Pour déclencher le retour, se pose le problème des piles. Je me suis
fixé une tension de 24 V pour être certain d'avoir un déblocage franc et
massif. Cela pose problème avec l'obligation de monter un paquet de
piles en série. J'ai donc réalisé un mini convertisseur DC/DC qui élève
la tension et charge un condensateur comme pour les flash électroniques,
mais qui concilie aussi les vertus du petit bricolo appelé « voleur de
Joules » qui fait le bonheur des bidouilleurs qui font briller une LED
pendant des heures avec une pile que l'on peut qualifier de « archi
rincée ». Le seul inconvénient c'est que la durée de la charge varie
suivant l'usure des piles : 5 à 6 s pour une neuve et 25/30 s pour une
pile « à bout » pour avoir le feu vert du déclenchement. Ce n'est après
tout qu'un problème d'organisation (**). Avec 6 V (4 x 1,5) en entrée
cela semble correct sur maquette, mais apparemment jusqu'à 3,9 V cela
semble tenir la route et, suivant l'état des piles, si l'on laisse
tourner on peut monter jusqu'à 50 V, c'est sans importance et l'on peut
envisager un contrôle qui stoppe le convertisseur (comparateur à
hystérésis) une fois le quorum dépassé, avec relance quand le
condensateur commence à se re-dégonfler (fuites) sur une longue attente.

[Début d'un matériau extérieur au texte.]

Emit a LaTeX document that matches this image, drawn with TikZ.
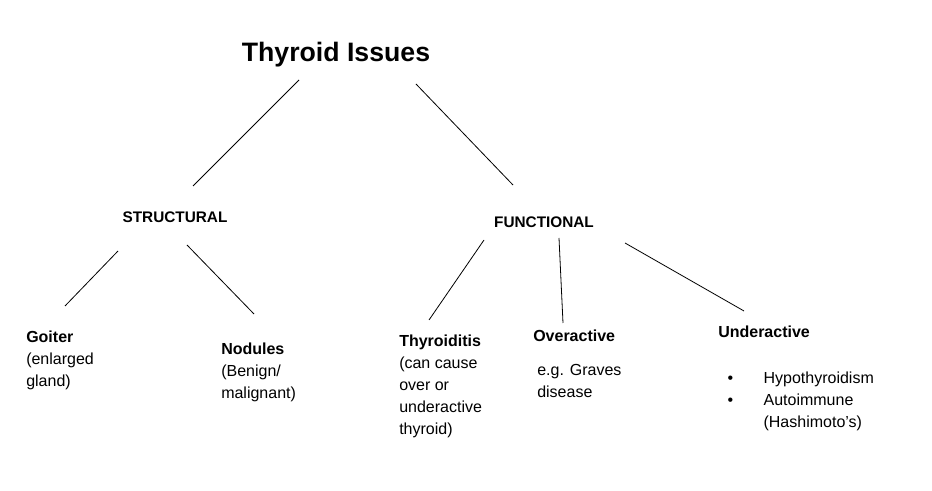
\documentclass[tikz,border=0pt]{standalone}
\usepackage{fontspec}
\setmainfont{Liberation Sans}
\usetikzlibrary{positioning}
\tikzset{
  head/.style={font=\fontsize{20}{24}\selectfont\bfseries},
  group/.style={font=\fontsize{11.5}{14}\selectfont\bfseries},
  item/.style={anchor=north west, inner sep=0pt, align=left, font=\fontsize{12}{16.5}\selectfont},
  link/.style={line width=0.6pt}
}
\begin{document}
\begin{tikzpicture}[x=0.75pt, y=-0.75pt]
  \useasboundingbox (0,0) rectangle (932,491);
  % Nodes
  \node (title) [head] at (336,55) {Thyroid Issues};
  \node (struct) [group] at (175,217) {STRUCTURAL};
  \node (func) [group] at (544,222) {FUNCTIONAL};
  \node (goiter) [item] at (26,331) {\textbf{Goiter}\\(enlarged\\gland)};
  \node (nodules) [item] at (221,343) {\textbf{Nodules}\\(Benign/\\malignant)};
  \node (thyroiditis) [item] at (399,335) {\textbf{Thyroiditis}\\(can cause\\over or\\underactive\\thyroid)};
  \node (over) [item] at (533,330) {\textbf{Overactive}};
  \node (graves) [item] at (537,364) {e.g. Graves\\disease};
  \node (under) [item] at (718,326) {\textbf{Underactive}};
  \node (causes) [item] at (718,372) {\makebox[34pt][l]{\hspace{7pt}\textbullet}Hypothyroidism\\\makebox[34pt][l]{\hspace{7pt}\textbullet}Autoimmune\\\hspace{34pt}(Hashimoto’s)};

  % Connector ends
  \coordinate (t1) at (299,80);  \coordinate (s0) at (193,186);
  \coordinate (t2) at (416,84);  \coordinate (f0) at (513,185);
  \coordinate (s1) at (118,251); \coordinate (g0) at (65,306);
  \coordinate (s2) at (187,245); \coordinate (n0) at (254,314);
  \coordinate (f1) at (484,240); \coordinate (th0) at (429,320);
  \coordinate (f2) at (559,238); \coordinate (o0) at (563,323);
  \coordinate (f3) at (625,243); \coordinate (u0) at (744,311);

  % Lines
  \draw [link] (t1) -- (s0);
  \draw [link] (t2) -- (f0);
  \draw [link] (s1) -- (g0);
  \draw [link] (s2) -- (n0);
  \draw [link] (f1) -- (th0);
  \draw [link] (f2) -- (o0);
  \draw [link] (f3) -- (u0);
\end{tikzpicture}
\end{document}
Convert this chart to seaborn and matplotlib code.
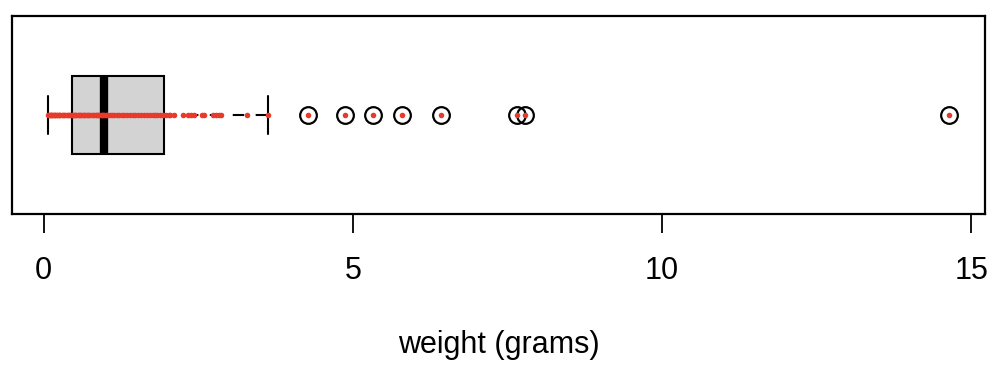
import numpy as np
import pandas as pd
import matplotlib
matplotlib.use("Agg")
import matplotlib.pyplot as plt
import seaborn as sns

# =========================
# Data
# =========================
low_weights = [0.07, 0.08, 0.10, 0.11, 0.12, 0.13, 0.15, 0.16, 0.18, 0.19, 0.21, 0.22,
               0.24, 0.25, 0.27, 0.29, 0.31, 0.33, 0.35, 0.37, 0.39, 0.41, 0.43, 0.45]
mid_weights = [0.47, 0.49, 0.51, 0.53, 0.55, 0.57, 0.59, 0.61, 0.63, 0.65, 0.67, 0.70,
               0.72, 0.74, 0.77, 0.79, 0.81, 0.84, 0.86, 0.88, 0.90, 0.92, 0.94, 0.96]
upper_box_weights = [0.98, 1.00, 1.03, 1.07, 1.10, 1.14, 1.18, 1.22, 1.26, 1.30, 1.35, 1.40,
                     1.44, 1.48, 1.53, 1.58, 1.62, 1.67, 1.72, 1.76, 1.80, 1.84, 1.88, 1.93]
whisker_weights = [1.97, 2.02, 2.05, 2.10, 2.26, 2.34, 2.38, 2.43, 2.56, 2.59, 2.73, 2.78,
                   2.83, 2.86, 3.29, 3.62]
outlier_weights = [4.27, 4.88, 5.33, 5.79, 6.42, 7.65, 7.78, 14.64]

weights = low_weights + mid_weights + upper_box_weights + whisker_weights + outlier_weights
df = pd.DataFrame({"weight": weights, "group": "all"})

x_ticks = [0, 5, 10, 15]

# =========================
# Plot
# =========================
sns.set_style("white")
plt.rcParams["font.family"] = ["Liberation Sans", "DejaVu Sans"]

fig = plt.figure(figsize=(10, 3.73), dpi=100)
ax = fig.add_axes([0.012, 0.426, 0.973, 0.531])

sns.boxplot(
    data=df, x="weight", y="group", ax=ax,
    width=0.39, color="#d3d3d3", linecolor="black", linewidth=1.5,
    whis=1.5,
    boxprops=dict(facecolor="#d3d3d3", edgecolor="black", linewidth=1.5),
    medianprops=dict(color="black", linewidth=6, solid_capstyle="butt"),
    whiskerprops=dict(color="black", linewidth=1.5, linestyle=(0, (5.5, 5.5))),
    capprops=dict(color="black", linewidth=1.5),
    flierprops=dict(marker="o", markersize=12, markerfacecolor="none",
                    markeredgecolor="black", markeredgewidth=1.6),
)
sns.stripplot(
    data=df, x="weight", y="group", ax=ax,
    jitter=False, color="#e8392b", size=4, linewidth=0, zorder=5,
)

span = max(weights) - min(weights)
ax.set_xlim(min(weights) - 0.04 * span, max(weights) + 0.04 * span)
ax.set_ylim(0.5, -0.5)
ax.set_yticks([])
ax.set_ylabel("")
ax.set_xticks(x_ticks)
ax.set_xticklabels([str(t) for t in x_ticks])
ax.tick_params(axis="x", bottom=True, direction="out", length=14, width=1.3,
               pad=16, labelsize=22, color="black", labelcolor="black")
for side in ax.spines.values():
    side.set_visible(True)
    side.set_color("black")
    side.set_linewidth(1.6)
ax.set_xlabel("weight (grams)", fontsize=22, labelpad=32, color="black")

fig.savefig("out.png", dpi=100, facecolor="white")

Une solution plus rustique consiste en un seul interrupteur qui coupe le
convertisseur pendant les opérations préparatoires.
La temporisation est de type RC mais à courant constant compte tenu du
fait que la tension des piles peut varier énormément. (Le travail
demandé à l'obturation ne justifie tout de même pas une temporisation
numérique avec horloge à quartz !)
(*) il y a 50 ans, sur les disques 2316
qui équipaient les ordinateurs IBM 360, les bras qui déplaçaient les
têtes de lecture étaient animés par des actuateurs hydrauliques et ça
allait super vite ! (temps d'accès moyen : 60 ms)
(**) On peut déterminer la valeur minimale
nécessaire du condensateur pour activer correctement l'électro aimant,
et réduire ainsi son temps de charge.